Which lines come from the start of the records through the line that holds "from matplotlib.transforms import"? Write them out word for word.

Code that draws figures
╔══

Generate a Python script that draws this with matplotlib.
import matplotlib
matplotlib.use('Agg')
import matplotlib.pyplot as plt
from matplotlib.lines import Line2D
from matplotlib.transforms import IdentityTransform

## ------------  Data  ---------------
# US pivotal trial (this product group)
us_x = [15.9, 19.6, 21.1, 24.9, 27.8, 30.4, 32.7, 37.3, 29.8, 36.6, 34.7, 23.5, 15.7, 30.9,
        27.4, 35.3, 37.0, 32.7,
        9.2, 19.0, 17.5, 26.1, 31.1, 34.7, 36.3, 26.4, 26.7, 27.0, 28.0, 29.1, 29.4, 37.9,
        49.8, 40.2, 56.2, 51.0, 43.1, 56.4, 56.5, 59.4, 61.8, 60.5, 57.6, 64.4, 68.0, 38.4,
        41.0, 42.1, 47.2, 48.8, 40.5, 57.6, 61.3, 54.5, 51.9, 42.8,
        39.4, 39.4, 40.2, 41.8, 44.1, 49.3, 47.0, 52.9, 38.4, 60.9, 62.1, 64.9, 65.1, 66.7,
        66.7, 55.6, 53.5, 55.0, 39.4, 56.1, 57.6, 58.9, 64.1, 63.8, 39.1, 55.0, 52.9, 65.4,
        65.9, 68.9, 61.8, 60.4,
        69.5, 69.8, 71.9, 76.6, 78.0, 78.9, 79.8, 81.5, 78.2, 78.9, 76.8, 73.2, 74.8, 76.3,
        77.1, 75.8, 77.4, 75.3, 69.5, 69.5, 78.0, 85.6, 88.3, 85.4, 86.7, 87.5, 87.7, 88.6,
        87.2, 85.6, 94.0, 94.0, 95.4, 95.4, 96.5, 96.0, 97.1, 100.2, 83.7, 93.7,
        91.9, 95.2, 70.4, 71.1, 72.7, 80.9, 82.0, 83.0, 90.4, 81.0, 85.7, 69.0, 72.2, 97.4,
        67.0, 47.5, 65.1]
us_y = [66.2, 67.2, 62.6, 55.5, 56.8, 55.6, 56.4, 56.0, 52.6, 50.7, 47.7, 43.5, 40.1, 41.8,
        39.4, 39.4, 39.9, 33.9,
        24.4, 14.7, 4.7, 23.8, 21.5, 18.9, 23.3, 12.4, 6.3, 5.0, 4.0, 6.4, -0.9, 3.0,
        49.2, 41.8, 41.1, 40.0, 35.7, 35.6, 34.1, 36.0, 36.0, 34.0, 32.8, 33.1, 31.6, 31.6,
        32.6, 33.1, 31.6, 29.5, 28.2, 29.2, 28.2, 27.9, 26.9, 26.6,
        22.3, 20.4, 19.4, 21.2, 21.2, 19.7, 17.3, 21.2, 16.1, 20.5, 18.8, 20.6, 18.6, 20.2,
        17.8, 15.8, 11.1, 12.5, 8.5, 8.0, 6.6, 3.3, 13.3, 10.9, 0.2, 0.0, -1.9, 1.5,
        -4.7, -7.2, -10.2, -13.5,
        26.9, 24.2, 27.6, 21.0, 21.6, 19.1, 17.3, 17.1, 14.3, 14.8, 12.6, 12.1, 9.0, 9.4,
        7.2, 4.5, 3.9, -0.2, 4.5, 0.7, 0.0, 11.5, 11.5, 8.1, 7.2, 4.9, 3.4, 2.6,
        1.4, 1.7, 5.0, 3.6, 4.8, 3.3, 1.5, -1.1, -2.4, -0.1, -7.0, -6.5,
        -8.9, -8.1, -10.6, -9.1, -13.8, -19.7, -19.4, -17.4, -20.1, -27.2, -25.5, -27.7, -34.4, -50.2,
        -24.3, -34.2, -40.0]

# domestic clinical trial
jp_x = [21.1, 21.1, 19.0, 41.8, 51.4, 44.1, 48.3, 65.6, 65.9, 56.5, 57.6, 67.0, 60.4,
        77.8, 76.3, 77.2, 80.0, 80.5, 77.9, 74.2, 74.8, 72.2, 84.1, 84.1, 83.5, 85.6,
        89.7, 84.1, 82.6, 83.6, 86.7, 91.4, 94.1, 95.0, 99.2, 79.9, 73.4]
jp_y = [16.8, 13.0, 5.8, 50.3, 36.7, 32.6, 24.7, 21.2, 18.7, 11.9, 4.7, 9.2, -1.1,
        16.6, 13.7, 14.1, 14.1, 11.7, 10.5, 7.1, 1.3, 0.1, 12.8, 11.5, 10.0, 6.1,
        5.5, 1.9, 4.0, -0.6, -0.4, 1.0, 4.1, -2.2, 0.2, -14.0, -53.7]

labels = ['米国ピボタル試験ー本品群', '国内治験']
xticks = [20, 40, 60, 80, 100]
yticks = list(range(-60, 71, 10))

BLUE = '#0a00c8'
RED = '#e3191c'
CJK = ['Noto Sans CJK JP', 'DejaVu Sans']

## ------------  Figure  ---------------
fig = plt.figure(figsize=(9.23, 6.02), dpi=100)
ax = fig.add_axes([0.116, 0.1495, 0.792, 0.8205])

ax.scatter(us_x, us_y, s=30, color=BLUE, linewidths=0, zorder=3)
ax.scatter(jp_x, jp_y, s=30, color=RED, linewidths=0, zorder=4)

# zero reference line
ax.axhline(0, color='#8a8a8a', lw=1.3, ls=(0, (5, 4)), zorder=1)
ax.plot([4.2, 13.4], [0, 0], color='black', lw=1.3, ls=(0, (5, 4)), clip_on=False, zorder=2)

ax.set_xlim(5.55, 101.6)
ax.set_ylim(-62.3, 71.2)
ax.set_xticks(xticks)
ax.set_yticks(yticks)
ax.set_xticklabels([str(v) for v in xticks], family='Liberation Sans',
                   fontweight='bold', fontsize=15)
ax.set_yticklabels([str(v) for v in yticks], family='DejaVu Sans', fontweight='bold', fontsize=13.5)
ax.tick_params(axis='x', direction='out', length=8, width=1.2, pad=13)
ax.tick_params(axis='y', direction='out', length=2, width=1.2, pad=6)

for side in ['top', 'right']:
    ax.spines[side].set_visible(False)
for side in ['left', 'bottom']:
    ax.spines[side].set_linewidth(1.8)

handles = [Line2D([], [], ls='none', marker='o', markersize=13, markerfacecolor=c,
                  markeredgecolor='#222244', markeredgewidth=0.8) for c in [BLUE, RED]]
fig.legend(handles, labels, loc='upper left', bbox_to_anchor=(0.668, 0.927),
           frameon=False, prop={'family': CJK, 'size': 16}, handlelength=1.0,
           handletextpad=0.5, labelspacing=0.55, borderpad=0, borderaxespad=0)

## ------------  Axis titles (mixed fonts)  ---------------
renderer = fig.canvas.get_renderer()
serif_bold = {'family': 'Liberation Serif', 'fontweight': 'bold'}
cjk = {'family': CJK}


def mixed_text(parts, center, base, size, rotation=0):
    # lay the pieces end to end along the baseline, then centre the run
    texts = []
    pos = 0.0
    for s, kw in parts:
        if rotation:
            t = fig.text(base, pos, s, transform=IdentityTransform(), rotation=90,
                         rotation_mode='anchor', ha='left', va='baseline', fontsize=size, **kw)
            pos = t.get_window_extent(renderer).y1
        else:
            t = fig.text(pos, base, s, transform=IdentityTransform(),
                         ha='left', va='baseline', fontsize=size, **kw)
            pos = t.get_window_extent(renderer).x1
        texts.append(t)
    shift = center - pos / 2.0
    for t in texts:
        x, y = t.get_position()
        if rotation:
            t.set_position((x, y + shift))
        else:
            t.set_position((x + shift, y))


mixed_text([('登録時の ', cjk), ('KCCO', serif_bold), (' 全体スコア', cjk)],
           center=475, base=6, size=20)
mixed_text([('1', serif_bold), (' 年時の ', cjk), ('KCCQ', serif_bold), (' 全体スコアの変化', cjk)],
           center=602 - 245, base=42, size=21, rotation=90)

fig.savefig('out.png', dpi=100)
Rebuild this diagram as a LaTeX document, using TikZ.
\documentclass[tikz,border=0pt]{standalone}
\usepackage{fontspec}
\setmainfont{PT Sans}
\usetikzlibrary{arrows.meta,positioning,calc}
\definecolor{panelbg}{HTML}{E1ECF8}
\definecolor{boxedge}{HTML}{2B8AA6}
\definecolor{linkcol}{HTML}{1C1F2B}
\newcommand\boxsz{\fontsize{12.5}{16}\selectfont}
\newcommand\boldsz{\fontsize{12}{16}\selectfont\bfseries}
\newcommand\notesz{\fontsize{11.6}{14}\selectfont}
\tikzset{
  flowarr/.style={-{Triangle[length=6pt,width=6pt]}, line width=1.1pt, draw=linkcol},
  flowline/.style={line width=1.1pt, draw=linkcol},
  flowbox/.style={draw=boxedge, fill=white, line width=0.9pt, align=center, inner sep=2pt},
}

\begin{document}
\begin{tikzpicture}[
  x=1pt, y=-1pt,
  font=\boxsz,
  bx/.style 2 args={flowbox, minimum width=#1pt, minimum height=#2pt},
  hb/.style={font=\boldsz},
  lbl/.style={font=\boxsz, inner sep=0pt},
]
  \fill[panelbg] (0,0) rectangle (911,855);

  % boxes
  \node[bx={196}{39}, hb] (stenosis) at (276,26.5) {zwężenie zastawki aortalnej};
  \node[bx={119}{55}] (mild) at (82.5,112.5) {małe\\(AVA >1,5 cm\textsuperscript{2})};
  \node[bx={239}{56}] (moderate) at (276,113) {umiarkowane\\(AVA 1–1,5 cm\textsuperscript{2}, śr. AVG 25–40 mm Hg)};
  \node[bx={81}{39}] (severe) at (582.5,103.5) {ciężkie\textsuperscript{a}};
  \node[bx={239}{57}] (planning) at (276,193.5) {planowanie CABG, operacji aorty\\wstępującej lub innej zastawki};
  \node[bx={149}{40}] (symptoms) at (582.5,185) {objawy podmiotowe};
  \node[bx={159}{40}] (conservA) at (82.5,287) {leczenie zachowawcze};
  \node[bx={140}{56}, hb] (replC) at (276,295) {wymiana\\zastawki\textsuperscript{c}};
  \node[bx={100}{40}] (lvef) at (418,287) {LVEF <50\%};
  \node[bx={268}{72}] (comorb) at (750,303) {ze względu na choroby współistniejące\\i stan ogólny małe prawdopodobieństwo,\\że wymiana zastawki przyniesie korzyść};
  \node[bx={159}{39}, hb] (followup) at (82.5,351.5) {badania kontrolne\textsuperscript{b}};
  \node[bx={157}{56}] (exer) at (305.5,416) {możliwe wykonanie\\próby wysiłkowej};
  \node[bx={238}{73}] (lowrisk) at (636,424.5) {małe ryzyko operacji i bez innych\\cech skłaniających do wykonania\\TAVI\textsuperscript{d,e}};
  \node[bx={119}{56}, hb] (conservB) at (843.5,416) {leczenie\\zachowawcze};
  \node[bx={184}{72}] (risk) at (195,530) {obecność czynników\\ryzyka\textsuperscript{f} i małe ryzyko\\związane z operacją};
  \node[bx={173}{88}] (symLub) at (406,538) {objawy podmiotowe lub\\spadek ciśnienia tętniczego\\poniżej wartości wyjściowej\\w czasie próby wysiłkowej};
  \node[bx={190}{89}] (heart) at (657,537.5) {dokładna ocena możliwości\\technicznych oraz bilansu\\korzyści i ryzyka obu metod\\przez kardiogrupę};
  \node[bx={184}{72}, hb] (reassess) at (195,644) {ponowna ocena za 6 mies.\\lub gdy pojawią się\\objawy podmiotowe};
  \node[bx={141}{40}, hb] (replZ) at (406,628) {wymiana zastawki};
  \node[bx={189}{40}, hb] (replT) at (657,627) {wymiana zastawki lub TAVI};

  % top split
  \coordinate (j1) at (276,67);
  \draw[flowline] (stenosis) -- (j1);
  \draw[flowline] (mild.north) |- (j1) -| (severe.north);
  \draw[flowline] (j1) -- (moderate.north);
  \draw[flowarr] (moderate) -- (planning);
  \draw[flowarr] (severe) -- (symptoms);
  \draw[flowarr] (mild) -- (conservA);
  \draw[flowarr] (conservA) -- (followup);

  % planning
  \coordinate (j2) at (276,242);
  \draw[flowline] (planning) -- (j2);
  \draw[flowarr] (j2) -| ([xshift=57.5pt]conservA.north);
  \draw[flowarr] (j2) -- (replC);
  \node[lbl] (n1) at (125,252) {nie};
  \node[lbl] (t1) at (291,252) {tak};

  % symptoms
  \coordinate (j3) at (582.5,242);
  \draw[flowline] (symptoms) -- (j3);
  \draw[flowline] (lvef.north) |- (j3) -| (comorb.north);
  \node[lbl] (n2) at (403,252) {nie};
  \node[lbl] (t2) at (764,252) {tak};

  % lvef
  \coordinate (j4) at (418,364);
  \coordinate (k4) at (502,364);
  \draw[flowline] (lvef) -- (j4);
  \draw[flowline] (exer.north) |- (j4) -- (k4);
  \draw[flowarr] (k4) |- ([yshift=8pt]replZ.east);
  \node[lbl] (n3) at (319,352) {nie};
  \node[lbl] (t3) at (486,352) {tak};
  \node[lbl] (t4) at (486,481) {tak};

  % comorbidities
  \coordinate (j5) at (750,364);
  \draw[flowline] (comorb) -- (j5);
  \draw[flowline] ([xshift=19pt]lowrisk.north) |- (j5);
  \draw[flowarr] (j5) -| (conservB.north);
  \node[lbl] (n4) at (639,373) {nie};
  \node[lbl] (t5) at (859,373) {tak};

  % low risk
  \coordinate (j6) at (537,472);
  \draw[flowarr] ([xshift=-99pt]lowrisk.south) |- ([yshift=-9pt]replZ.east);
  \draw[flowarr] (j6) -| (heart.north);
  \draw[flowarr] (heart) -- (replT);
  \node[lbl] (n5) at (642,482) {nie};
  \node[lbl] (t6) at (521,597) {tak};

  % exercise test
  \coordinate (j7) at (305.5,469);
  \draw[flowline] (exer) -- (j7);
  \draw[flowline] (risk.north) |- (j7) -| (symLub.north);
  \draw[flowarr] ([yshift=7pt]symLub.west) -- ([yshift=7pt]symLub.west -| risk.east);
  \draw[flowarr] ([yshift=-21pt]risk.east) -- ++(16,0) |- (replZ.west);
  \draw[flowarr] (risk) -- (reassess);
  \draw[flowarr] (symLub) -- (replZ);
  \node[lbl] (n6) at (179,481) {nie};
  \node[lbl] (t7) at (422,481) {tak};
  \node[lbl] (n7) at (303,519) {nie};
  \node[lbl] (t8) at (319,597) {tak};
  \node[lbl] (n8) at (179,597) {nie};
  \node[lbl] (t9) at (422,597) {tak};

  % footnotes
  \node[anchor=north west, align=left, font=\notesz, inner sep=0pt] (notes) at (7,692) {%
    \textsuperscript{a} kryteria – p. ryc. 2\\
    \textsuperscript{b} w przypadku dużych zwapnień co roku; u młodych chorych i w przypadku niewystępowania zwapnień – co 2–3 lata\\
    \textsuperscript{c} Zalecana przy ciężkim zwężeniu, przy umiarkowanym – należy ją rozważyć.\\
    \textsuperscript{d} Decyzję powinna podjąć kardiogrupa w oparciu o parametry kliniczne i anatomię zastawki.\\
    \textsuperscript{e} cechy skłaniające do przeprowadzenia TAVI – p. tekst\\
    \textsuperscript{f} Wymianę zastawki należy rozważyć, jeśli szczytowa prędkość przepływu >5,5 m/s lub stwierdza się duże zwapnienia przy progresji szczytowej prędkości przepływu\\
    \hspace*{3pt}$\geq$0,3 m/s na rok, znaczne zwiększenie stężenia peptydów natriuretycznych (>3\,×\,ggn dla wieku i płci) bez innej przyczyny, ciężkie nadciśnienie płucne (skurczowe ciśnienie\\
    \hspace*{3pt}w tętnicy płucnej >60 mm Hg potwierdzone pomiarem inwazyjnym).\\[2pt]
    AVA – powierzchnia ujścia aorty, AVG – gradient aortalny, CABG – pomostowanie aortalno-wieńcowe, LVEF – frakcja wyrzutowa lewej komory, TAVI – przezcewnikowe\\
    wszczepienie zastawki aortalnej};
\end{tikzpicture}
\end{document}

╚══

Finished answer:
Generate a Python script that draws this with matplotlib.
import matplotlib
matplotlib.use('Agg')
import matplotlib.pyplot as plt
from matplotlib.lines import Line2D
from matplotlib.transforms import IdentityTransform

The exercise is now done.